O Homem que Via
Passar os Comboios
Georges Simenon



 

""O Homem Que Via Passar Os Comboios", de Georges Simenon
A Sombria Psicologia do Homem Moderno
MARISA TORRES DA SILVA
Quarta-feira, 10 de Julho de 2002

Quem é Kees Popinga? Um homem meramente entediado com a rotina diária ou um indivíduo em crise de identidade? "O Homem que Via Passar os Comboios", de Georges Simenon, insere-se no âmbito da literatura policial, mas é também uma análise psicológica do homem moderno, dos seus fantasmas e do seu inconsciente.

Apesar de serem frequentemente considerados como semi-literatura, os romances policiais possuem uma mais-valia em relação a outros géneros literários: a capacidade intrínseca de agarrar o leitor às suas páginas, fazendo-o inclusive sofrer de curiosidade à medida que as situações-limite se desenrolam perante os seus olhos. Com os seus enigmas e mistérios, "O Homem que Via Passar os Comboios" (1938), do escritor belga Georges Simenon, consegue esta proeza própria da literatura policial, indo, porém, muito mais além dessa fórmula "mágica", ao revelar um enorme e perspicaz conhecimento da natureza humana.
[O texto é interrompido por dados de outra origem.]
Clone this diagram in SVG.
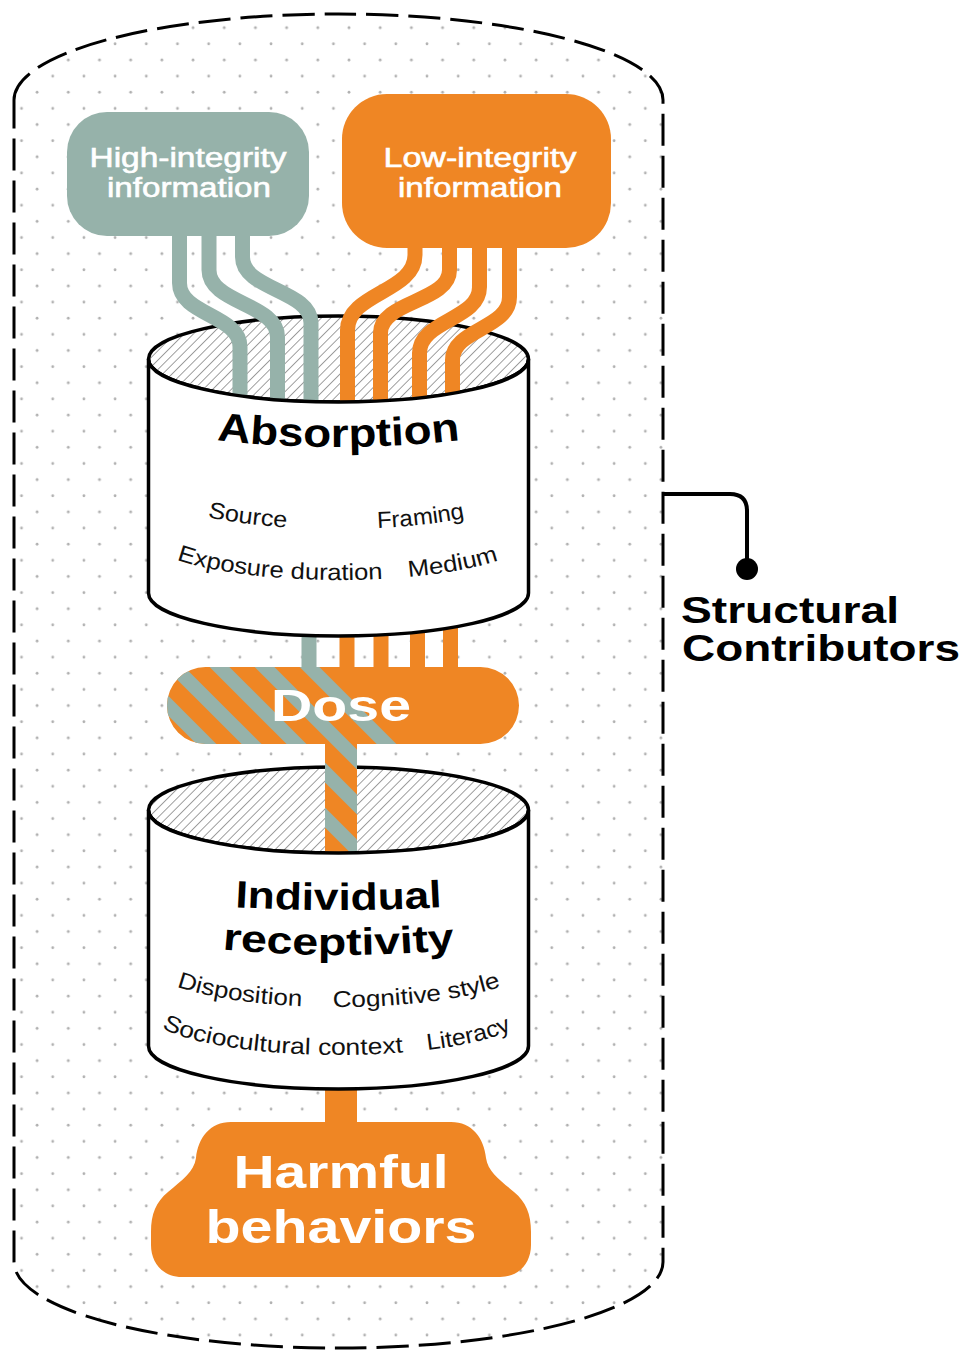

Kees Popinga, o protagonista do romance, é um indivíduo cujo quotidiano rotineiro já nada acrescenta à sua existência: tem uma mulher, dois filhos, um bom emprego, uma casa aprazível, enfim, uma vida pautada por aquilo a que habitualmente denominamos de "normalidade". Mas Popinga sonhava em ser outra coisa que não Kees Popinga - e eis que a simulação do suicídio do seu patrão funciona como um "leit-motiv" para a concretização desse desejo inconfessável, dessa marginalidade ao nível do imaginário que há muito o fascinava.

A partir daí, nada mais será o mesmo. Kees transfigura o seu "modus vivendi", deambulando agora pelas iluminadas ruas parisienses, em busca de si mesmo, numa sombria auto-análise plena de complexidades. "Podia permitir-se a tudo! Podia ser tudo o que queria, agora que renunciara a ser a todo o custo, Kees Popinga, o procurador! E pensar que tivera tanto tempo um trabalho dos diabos para que a personagem fosse perfeita, para que, aos olhos dos mais exigentes, não houvesse um só pormenor escandaloso!"

A crise de identidade que assola o protagonista corresponde, de certa forma, à ruptura do homem moderno consigo mesmo, com o seu ambiente e com o seu universo, tentando libertar-se da teia social que o oprime. E Simenon elabora, sob a capa de um romance de carácter policial, essa reflexão sobre a psicologia do ser humano com mestria e argúcia, criando um mundo muito particular, por vezes à maneira de Dostoyevsky.

Tornando-se num assassino detentor de uma calma e um sangue-frio admiráveis, Popinga erra no meio da multidão, indo e vindo entre estranhos, instalando-se em hotéis ou em pensões mais modestas, evitando um padrão rígido de comportamento, que o pudesse denunciar facilmente às autoridades policiais. Contudo, sente uma curiosidade irreprimível em ler o que os jornais escrevem sobre ele, que se transforma em satisfação quando envia cartas à imprensa para rectificar dados acerca da sua vida ou acrescentar outros, com uma postura sempre irónica e desafiadora.

No texto que dirige ao chefe de redacção do principal jornal de Paris, Kees exprime essa viragem na sua personalidade de uma maneira bastante peremptória: "Eis o que eu descobri ao reflectir simplesmente, friamente, em coisas que nunca se encaram senão de um ponto de vista errado (...). Não pode imaginar até que ponto, depois de se tomar esta decisão, tudo se torna simples. Já não precisamos de nos preocupar com o que pensa fulano ou beltrano, com o que é permitido ou proibido, conveniente ou não, correcto ou incorrecto." Com efeito, a questão de saber se o protagonista é ou não "são" é frequentemente levantada, mas deixada em aberto, como se de um ponto de suspensão se tratasse, de modo a gravar uma dúvida na mente do leitor.

O sentido de composição de um universo profundamente humano e sensível, a eficácia narrativa e o gosto pela evocação concreta, aliados a uma linguagem económica, desprovida de efeitos espectaculares, são alguns dos traços que conferem singularidade a este romance de Georges Simenon, um exímio contador de histórias. "O Homem que Via Passar os Comboios", além da exploração minuciosa da "psique" humana, é ainda uma obra onde perpassa toda a habilidade do autor na construção de atmosferas, na criação de um certo "impressionismo" na sua escrita, através da conjugação das cores e da luminosidade.